Now CorePrep has to eta-expand to
$fApplicativeSTM = let sat = \xy. retry x y in D:Alternative sat ...blah...
So what we want is
sat [NoCafRefs] = \xy. retry x y $fApplicativeSTM [NoCafRefs] = D:Alternative sat ...blah...
So, gruesomely, we must set the NoCafRefs flag on the sat bindings, and substitute the modified 'sat' into the old RHS.
It should be the case that 'sat' is itself [NoCafRefs] (a value, no cafs) else the original top-level binding would not itself have been marked [NoCafRefs]. The DEBUG check in CoreToStg for consistentCafInfo will find this.
This is all very gruesome and horrible. It would be better to figure out CafInfo later, after CorePrep. We'll do that in due course. Meanwhile this horrible hack works.
Note [CAFfyness inconsistencies due to eta expansion in TidyPgm]
Eta expansion during CorePrep can have non-obvious negative consequences on the CAFfyness computation done by TidyPgm (see Note [Disgusting computation of CafRefs] in TidyPgm). This late expansion happens/happened for a few reasons:
CorePrep previously eta expanded unsaturated primop applications, as described in Note [Primop wrappers]).
CorePrep still does eta expand unsaturated data constructor applications.
In particular, consider the program:
data Ty = Ty (RealWorld# -> (# RealWorld#, Int #)) -- Is this CAFfy? x :: STM Int x = Ty (retry# @Int)
Consider whether x is CAFfy. One might be tempted to answer "no". Afterall, f obviously has no CAF references and the application (retry# @Int) is essentially just a variable reference at runtime.

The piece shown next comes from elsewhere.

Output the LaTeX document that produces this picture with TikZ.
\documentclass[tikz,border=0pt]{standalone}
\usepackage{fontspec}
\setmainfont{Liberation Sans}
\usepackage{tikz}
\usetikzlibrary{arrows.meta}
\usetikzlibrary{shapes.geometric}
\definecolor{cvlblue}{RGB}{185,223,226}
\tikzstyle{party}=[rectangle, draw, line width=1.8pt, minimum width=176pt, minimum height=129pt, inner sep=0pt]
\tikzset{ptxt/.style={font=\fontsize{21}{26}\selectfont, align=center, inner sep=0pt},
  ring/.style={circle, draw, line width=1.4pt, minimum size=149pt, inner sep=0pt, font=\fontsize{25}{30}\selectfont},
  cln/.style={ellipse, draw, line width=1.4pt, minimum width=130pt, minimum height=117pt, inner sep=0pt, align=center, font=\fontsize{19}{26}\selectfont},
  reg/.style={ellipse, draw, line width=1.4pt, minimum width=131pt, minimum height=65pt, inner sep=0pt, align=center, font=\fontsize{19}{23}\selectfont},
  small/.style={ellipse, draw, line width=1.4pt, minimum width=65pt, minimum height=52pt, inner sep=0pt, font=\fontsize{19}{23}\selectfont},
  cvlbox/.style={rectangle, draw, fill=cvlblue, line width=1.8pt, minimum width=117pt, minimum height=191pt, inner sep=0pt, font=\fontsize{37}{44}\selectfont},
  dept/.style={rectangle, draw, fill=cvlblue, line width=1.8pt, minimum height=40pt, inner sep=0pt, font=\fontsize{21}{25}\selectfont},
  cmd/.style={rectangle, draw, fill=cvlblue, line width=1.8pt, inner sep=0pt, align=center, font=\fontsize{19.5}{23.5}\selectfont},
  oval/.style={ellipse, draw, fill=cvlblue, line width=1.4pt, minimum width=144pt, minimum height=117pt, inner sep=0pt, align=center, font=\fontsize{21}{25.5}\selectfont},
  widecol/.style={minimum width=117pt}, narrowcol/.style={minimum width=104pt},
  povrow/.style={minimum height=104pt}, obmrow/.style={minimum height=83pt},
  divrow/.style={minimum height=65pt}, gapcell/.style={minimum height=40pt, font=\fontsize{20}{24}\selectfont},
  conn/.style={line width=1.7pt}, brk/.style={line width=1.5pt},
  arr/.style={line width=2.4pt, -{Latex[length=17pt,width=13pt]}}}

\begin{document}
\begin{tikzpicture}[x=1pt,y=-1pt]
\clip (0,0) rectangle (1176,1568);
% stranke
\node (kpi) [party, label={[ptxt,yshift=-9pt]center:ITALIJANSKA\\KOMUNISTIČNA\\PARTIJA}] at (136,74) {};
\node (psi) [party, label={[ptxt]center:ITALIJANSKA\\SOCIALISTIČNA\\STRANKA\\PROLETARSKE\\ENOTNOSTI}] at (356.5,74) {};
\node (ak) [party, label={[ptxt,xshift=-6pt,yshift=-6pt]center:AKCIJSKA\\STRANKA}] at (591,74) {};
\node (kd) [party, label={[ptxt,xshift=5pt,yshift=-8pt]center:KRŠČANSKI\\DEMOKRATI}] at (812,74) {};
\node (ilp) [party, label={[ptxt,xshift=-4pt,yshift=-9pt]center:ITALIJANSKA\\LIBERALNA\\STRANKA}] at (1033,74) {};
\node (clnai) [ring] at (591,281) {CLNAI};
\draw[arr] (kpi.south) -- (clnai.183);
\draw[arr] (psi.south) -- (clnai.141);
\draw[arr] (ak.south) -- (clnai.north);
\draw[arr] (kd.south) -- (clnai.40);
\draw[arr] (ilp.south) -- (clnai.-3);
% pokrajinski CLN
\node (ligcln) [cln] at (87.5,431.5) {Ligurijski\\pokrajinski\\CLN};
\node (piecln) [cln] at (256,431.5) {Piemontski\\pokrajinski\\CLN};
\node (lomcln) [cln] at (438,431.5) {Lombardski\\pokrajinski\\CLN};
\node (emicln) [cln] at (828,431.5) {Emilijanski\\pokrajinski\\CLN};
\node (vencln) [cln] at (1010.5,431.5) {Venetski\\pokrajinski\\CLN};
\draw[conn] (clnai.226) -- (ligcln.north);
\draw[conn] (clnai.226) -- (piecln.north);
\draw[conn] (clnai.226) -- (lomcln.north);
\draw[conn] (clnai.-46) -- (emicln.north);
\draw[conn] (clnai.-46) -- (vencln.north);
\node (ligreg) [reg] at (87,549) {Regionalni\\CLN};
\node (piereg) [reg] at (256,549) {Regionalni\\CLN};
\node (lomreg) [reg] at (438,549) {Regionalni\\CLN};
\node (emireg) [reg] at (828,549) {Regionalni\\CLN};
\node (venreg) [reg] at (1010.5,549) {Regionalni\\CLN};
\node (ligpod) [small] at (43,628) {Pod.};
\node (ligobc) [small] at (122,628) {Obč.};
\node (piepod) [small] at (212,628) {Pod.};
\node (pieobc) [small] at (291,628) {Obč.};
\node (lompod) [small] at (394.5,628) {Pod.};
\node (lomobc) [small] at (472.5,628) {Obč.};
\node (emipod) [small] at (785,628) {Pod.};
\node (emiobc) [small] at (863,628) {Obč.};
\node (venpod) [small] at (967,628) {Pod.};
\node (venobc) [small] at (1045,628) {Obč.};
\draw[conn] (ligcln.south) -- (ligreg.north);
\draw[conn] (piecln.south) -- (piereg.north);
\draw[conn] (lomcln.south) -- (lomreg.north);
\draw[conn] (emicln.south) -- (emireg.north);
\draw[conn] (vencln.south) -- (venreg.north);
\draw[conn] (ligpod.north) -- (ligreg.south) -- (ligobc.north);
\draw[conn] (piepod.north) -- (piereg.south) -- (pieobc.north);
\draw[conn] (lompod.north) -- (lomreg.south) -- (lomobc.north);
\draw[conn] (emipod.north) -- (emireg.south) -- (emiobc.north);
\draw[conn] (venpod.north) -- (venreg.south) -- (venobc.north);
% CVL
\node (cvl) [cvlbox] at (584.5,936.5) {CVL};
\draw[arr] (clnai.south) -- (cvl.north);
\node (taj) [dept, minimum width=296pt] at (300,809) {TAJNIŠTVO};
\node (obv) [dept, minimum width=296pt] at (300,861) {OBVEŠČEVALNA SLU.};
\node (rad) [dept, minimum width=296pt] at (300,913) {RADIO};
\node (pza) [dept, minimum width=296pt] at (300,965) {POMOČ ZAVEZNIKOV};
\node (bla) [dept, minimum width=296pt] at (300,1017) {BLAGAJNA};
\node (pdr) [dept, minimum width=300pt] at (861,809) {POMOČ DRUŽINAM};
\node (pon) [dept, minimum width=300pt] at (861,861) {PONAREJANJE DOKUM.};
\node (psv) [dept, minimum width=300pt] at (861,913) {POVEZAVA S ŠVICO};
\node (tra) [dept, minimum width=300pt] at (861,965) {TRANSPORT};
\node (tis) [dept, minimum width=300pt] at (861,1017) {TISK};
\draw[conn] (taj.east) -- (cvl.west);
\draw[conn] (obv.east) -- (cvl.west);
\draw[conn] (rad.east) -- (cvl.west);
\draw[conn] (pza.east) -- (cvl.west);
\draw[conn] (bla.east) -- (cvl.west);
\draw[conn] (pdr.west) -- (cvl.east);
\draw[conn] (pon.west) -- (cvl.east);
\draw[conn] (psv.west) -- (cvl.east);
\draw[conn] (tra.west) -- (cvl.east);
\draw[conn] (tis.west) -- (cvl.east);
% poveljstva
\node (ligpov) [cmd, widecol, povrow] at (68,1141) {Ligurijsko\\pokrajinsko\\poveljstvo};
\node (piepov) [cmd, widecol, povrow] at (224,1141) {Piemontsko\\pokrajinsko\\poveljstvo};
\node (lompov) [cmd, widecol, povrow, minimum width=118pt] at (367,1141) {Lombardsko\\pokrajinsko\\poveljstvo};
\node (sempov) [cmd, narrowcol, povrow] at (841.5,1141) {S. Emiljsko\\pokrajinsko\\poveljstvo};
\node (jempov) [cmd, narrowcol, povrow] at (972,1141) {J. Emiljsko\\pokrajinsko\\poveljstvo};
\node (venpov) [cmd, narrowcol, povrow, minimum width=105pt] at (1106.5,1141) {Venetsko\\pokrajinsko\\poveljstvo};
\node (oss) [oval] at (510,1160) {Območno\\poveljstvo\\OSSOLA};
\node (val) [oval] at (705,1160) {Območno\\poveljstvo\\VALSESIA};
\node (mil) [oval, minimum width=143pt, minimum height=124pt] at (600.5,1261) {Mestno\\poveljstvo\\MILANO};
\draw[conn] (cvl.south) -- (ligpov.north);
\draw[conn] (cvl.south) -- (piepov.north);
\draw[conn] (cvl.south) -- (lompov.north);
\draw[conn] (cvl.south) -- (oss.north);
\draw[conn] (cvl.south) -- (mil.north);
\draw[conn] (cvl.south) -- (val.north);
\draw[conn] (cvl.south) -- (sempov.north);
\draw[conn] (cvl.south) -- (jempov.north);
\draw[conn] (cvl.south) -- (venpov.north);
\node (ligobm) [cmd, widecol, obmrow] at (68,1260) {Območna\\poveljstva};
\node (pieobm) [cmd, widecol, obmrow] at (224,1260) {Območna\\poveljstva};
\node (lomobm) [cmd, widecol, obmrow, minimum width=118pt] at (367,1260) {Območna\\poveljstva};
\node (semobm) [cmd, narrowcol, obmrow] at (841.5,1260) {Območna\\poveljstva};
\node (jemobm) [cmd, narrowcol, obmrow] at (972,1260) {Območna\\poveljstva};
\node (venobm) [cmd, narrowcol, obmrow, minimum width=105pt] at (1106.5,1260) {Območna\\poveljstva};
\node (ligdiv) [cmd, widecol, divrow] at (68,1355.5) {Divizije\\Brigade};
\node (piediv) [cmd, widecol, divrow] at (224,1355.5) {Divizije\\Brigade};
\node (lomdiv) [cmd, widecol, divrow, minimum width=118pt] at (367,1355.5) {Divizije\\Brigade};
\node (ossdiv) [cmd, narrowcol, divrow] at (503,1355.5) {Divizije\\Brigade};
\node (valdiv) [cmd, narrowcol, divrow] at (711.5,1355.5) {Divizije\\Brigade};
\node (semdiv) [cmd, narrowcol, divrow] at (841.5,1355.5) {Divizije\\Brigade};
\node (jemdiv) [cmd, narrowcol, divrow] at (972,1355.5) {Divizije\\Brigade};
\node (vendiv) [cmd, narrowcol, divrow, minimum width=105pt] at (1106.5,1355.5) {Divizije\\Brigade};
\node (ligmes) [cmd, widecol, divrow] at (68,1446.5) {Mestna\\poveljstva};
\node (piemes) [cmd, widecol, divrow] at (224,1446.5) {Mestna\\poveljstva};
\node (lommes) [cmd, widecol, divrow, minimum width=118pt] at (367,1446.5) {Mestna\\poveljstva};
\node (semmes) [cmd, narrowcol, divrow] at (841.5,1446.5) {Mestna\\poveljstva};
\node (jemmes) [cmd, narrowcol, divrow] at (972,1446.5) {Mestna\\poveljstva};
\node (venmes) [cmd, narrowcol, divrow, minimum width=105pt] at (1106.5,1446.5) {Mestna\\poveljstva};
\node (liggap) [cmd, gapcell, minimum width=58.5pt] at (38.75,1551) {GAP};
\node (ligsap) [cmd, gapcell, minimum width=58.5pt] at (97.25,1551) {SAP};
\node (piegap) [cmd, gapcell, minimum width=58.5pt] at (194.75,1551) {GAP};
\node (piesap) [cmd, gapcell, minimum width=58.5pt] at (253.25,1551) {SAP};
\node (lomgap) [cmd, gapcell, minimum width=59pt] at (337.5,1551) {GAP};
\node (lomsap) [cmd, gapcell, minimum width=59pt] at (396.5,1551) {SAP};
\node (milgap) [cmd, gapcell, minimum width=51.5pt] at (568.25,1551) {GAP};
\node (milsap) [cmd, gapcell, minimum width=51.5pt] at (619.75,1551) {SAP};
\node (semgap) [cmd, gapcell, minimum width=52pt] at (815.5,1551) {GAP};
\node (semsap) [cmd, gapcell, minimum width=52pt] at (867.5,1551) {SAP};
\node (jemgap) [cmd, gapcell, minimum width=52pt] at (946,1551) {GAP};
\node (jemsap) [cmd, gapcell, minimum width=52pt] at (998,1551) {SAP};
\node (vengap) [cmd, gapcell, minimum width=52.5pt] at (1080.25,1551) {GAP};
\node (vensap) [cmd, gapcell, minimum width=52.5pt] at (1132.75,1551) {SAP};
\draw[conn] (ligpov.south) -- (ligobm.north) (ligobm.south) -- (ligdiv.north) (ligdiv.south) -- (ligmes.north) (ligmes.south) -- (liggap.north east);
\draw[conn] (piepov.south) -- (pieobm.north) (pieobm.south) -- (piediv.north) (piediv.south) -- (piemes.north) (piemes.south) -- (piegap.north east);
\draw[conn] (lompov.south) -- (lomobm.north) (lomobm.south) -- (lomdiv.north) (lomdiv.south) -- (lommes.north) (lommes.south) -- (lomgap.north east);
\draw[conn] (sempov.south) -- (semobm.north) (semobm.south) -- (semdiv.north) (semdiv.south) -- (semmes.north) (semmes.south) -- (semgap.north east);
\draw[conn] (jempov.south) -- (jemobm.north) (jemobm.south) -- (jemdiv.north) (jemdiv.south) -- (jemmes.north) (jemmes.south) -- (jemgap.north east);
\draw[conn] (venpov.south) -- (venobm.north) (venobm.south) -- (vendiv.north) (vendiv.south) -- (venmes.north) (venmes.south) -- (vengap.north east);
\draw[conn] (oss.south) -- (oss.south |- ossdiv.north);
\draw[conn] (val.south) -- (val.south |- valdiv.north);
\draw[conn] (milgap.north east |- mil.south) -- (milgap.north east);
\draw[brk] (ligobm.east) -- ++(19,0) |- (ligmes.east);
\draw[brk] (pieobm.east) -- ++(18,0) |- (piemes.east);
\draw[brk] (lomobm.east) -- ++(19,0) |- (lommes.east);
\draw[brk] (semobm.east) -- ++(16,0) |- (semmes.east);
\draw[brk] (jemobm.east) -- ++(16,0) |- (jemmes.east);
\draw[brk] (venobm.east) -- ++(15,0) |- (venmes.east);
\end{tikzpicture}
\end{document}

However, when CorePrep expanded the unsaturated application of 'retry#' it would rewrite this to
x = \u  let sat = retry# @Int in Ty sat
This is now a CAF. Failing to handle this properly was the cause of #16846 (closed). We fixed this by eliminating the need to eta expand primops, as described in Note [Primop wrappers]), However we have not yet done the same for data constructor applications.